### 07-28, 16:30–17:00 (US/Eastern), 32-141

Join us for ASE-60, where we celebrate the life and the career of Professor Alan Stuart Edelman, on the occasion of his 60th birthday: https://math.mit.edu/events/ase60celebration/

Derivatives are seen as the "easy" part of learning calculus: a few simple rules, and every function's derivatives are at your fingertips! But these basic techniques can turn bewildering if you are faced with much more complicated functions like a matrix determinant (what is a derivative "with respect to a matrix" anyway?), the solution of a differential equation, or a huge engineering calculation like a fluid simulation or a neural-network model.
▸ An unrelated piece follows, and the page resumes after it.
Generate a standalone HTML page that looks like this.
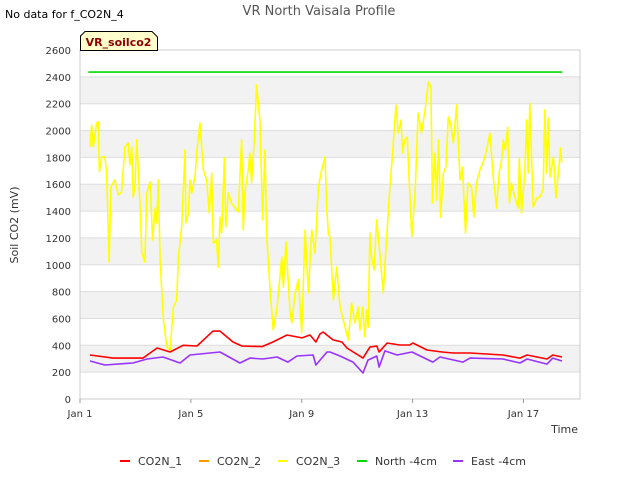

And needing such derivatives is increasingly common thanks to the growing prevalence of machine learning, large-scale optimization, and many other problems demanding sensitivity analysis of complex calculations. Although many techniques for generalizing and applying derivatives are known, that knowledge is currently scattered across a diverse literature, and requires students to put aside their memorized rules and re-learn what a derivative really is: linearization. In 2022 and 2023, Alan and I put together a one-month, 16-hour "Matrix Calculus" course at MIT that refocuses differential calculus on the linear algebra at its heart, and we hope to remind you that derivatives are not a subject that is "done" after your second semester of calculus.